When you're really comfortable with someone you love, the silence is the best. 

2000

I wish stories were more about my music instead of the personal questions. It's not about that, it's about the music. 

2000

I don't see what the big hoopla is. What's the big deal? I have really strong morals, and just because I look sexy on the cover of Rolling Stone doesn't mean I'm a naughty girl. I'd do it again. I thought the pictures were fine. And I was tired of being compared to Debbie Gibson and all of this bubblegum pop all the time. It shut them up, didn't it? 

1999

I know how to drink. Me and my mom will have a glass of wine together, and that's fine. Kids are gonna drink, and the more you say, 'Don't do it,' the more they're gonna want to do it.
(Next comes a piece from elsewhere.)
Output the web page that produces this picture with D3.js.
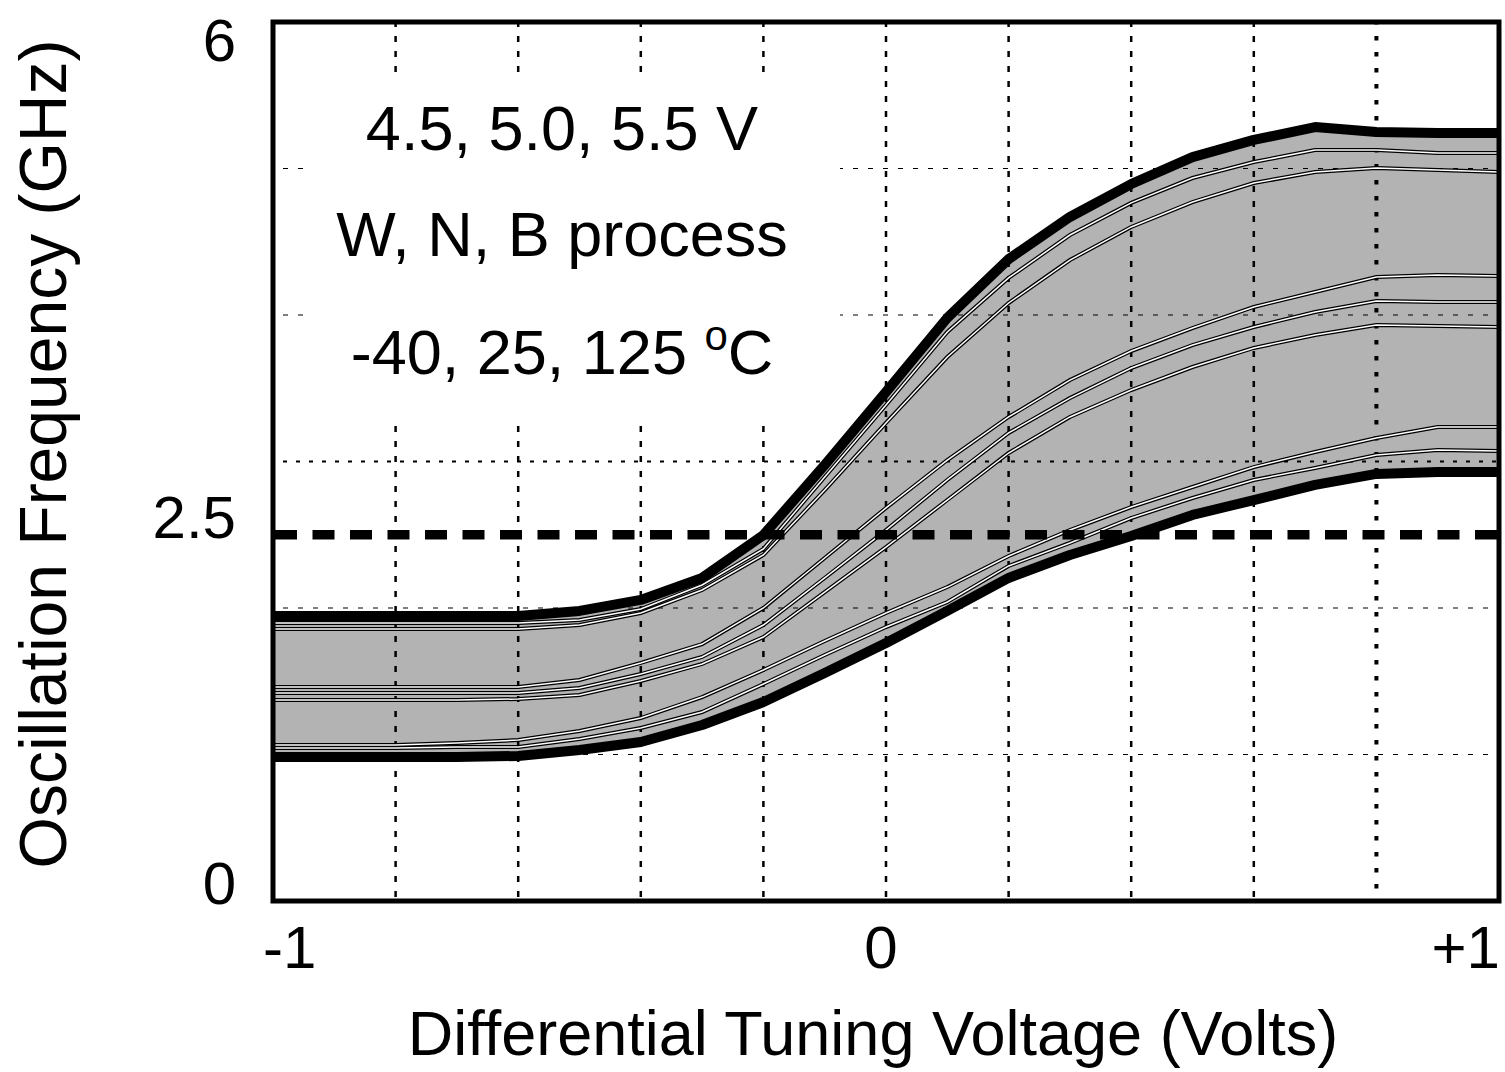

I stop before [the intoxication] happens. I just sit there and go all quiet, because I hate to lose control. 

1999

You want to be a good example for kids out there and not do something stupid. Kids have low self-esteem, and then the peer pressures come and they go into a wrong crowd. That's when all the bad stuff starts happening, drugs and stuff. I think if they find something that keeps them happy — writing, drawing, anything like that — then they'll have confidence. 

1999

I don't want to go over the top. If I come out being Miss Prima Donna, that wouldn't be smart. I want to have a place to grow. 

1999

I don't want people kissing my butt. If I had a bad show and I know it, don't tell me I had a good show. I hate that. I guess because I'm 17, people think I don't see stuff like that.